» Required task: Can you copy out the data exactly? Leave the images out.

» Information supplied:

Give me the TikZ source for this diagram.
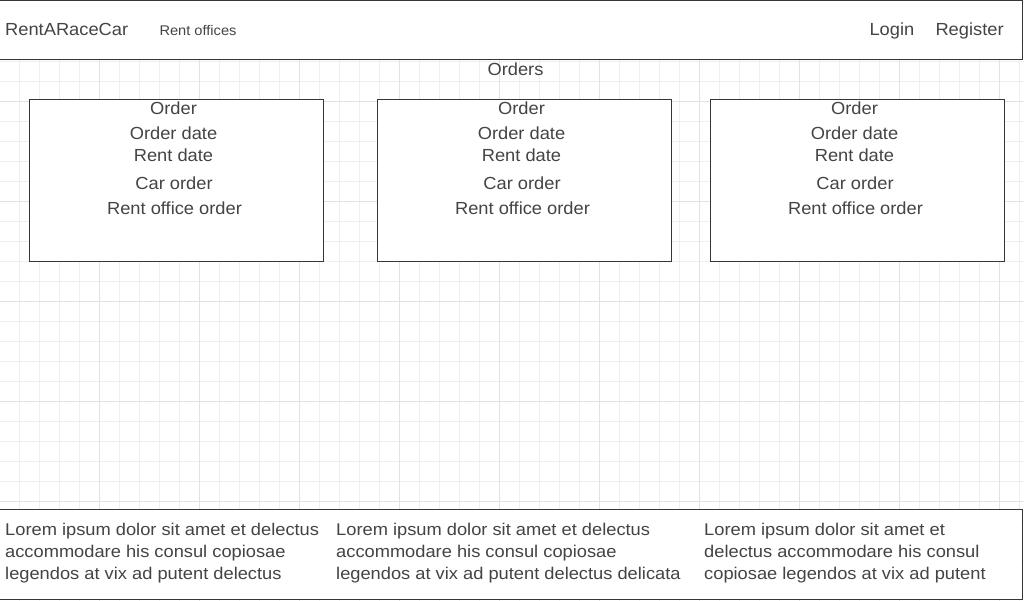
\documentclass[tikz,border=0pt]{standalone}
\usepackage{fontspec}
\setmainfont{Liberation Sans}
\newfontfamily\bigfont[FakeStretch=1.045]{Liberation Sans}
\newfontfamily\loremfont[FakeStretch=1.075]{Liberation Sans}
\definecolor{txt}{HTML}{444444}
\definecolor{edge}{HTML}{363636}
\definecolor{gminor}{HTML}{EFEFEF}
\definecolor{gmajor}{HTML}{E2E2E2}
\tikzset{
  big/.style={font=\bigfont\fontsize{17.5}{21}\selectfont, text=txt, inner sep=0pt},
  small/.style={font=\bigfont\fontsize{14}{17}\selectfont, text=txt, inner sep=0pt},
  lorem/.style={font=\loremfont\fontsize{17}{22}\selectfont, text=txt, inner sep=0pt, align=left},
  panel/.style={draw=edge, fill=white, line width=1pt},
  card/.style={draw=edge, fill=white, line width=0.9pt},
}
\begin{document}
\begin{tikzpicture}[x=1pt,y=-1pt]
\useasboundingbox (0,0) rectangle (1024,601);
\fill[white] (0,0) rectangle (1024,601);
% grid
\foreach \x in {19.5,39.5,...,1020} \draw[gminor, line width=1pt] (\x,0) -- (\x,601);
\foreach \y in {1.7,21.7,...,601} \draw[gminor, line width=1pt] (0,\y) -- (1024,\y);
\foreach \x in {99.5,199.5,...,1000} \draw[gmajor, line width=1pt] (\x,0) -- (\x,601);
\foreach \y in {101.7,201.7,...,601} \draw[gmajor, line width=1pt] (0,\y) -- (1024,\y);
% header and footer
\draw[panel] (-1,1) rectangle (1022.5,59.5);
\draw[panel] (-1,509) rectangle (1022,599.5);
\node[big, anchor=base west] (brand) at (5,35.7) {RentARaceCar};
\node[small, anchor=base west] (offices) at (159.3,35.3) {Rent offices};
\node[big, anchor=base west] (login) at (869.3,35.5) {Login};
\node[big, anchor=base west] (register) at (935.3,35.5) {Register};
\node[big, anchor=base] (orders) at (515.5,76) {Orders};
% cards
\foreach \i/\dx in {1/0,2/348,3/681}{
  \draw[card] (29.3+\dx,99.3) rectangle (323.3+\dx,261);
  \node[big, anchor=base] (order\i) at (173.5+\dx,115) {Order};
  \node[big, anchor=base] (odate\i) at (173.5+\dx,139.3) {Order date};
  \node[big, anchor=base] (rdate\i) at (173.5+\dx,161.2) {Rent date};
  \node[big, anchor=base] (corder\i) at (174+\dx,189.3) {Car order};
  \node[big, anchor=base] (oorder\i) at (174.5+\dx,215) {Rent office order};
}
% footer texts (base anchor = baseline of last line)
\node[lorem, anchor=base west] (lorem1) at (5,579) {Lorem ipsum dolor sit amet et delectus\\accommodare his consul copiosae\\legendos at vix ad putent delectus};
\node[lorem, anchor=base west] (lorem2) at (336,579) {Lorem ipsum dolor sit amet et delectus\\accommodare his consul copiosae\\legendos at vix ad putent delectus delicata};
\node[lorem, anchor=base west] (lorem3) at (704,579) {Lorem ipsum dolor sit amet et\\delectus accommodare his consul\\copiosae legendos at vix ad putent};
\end{tikzpicture}
\end{document}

» Response to the exercise:
Give me the TikZ source for this diagram.
\documentclass[tikz,border=0pt]{standalone}
\usepackage{fontspec}
\setmainfont{Liberation Sans}
\newfontfamily\bigfont[FakeStretch=1.045]{Liberation Sans}
\newfontfamily\loremfont[FakeStretch=1.075]{Liberation Sans}
\definecolor{txt}{HTML}{444444}
\definecolor{edge}{HTML}{363636}
\definecolor{gminor}{HTML}{EFEFEF}
\definecolor{gmajor}{HTML}{E2E2E2}
\tikzset{
  big/.style={font=\bigfont\fontsize{17.5}{21}\selectfont, text=txt, inner sep=0pt},
  small/.style={font=\bigfont\fontsize{14}{17}\selectfont, text=txt, inner sep=0pt},
  lorem/.style={font=\loremfont\fontsize{17}{22}\selectfont, text=txt, inner sep=0pt, align=left},
  panel/.style={draw=edge, fill=white, line width=1pt},
  card/.style={draw=edge, fill=white, line width=0.9pt},
}
\begin{document}
\begin{tikzpicture}[x=1pt,y=-1pt]
\useasboundingbox (0,0) rectangle (1024,601);
\fill[white] (0,0) rectangle (1024,601);
% grid
\foreach \x in {19.5,39.5,...,1020} \draw[gminor, line width=1pt] (\x,0) -- (\x,601);
\foreach \y in {1.7,21.7,...,601} \draw[gminor, line width=1pt] (0,\y) -- (1024,\y);
\foreach \x in {99.5,199.5,...,1000} \draw[gmajor, line width=1pt] (\x,0) -- (\x,601);
\foreach \y in {101.7,201.7,...,601} \draw[gmajor, line width=1pt] (0,\y) -- (1024,\y);
% header and footer
\draw[panel] (-1,1) rectangle (1022.5,59.5);
\draw[panel] (-1,509) rectangle (1022,599.5);
\node[big, anchor=base west] (brand) at (5,35.7) {RentARaceCar};
\node[small, anchor=base west] (offices) at (159.3,35.3) {Rent offices};
\node[big, anchor=base west] (login) at (869.3,35.5) {Login};
\node[big, anchor=base west] (register) at (935.3,35.5) {Register};
\node[big, anchor=base] (orders) at (515.5,76) {Orders};
% cards
\foreach \i/\dx in {1/0,2/348,3/681}{
  \draw[card] (29.3+\dx,99.3) rectangle (323.3+\dx,261);
  \node[big, anchor=base] (order\i) at (173.5+\dx,115) {Order};
  \node[big, anchor=base] (odate\i) at (173.5+\dx,139.3) {Order date};
  \node[big, anchor=base] (rdate\i) at (173.5+\dx,161.2) {Rent date};
  \node[big, anchor=base] (corder\i) at (174+\dx,189.3) {Car order};
  \node[big, anchor=base] (oorder\i) at (174.5+\dx,215) {Rent office order};
}
% footer texts (base anchor = baseline of last line)
\node[lorem, anchor=base west] (lorem1) at (5,579) {Lorem ipsum dolor sit amet et delectus\\accommodare his consul copiosae\\legendos at vix ad putent delectus};
\node[lorem, anchor=base west] (lorem2) at (336,579) {Lorem ipsum dolor sit amet et delectus\\accommodare his consul copiosae\\legendos at vix ad putent delectus delicata};
\node[lorem, anchor=base west] (lorem3) at (704,579) {Lorem ipsum dolor sit amet et\\delectus accommodare his consul\\copiosae legendos at vix ad putent};
\end{tikzpicture}
\end{document}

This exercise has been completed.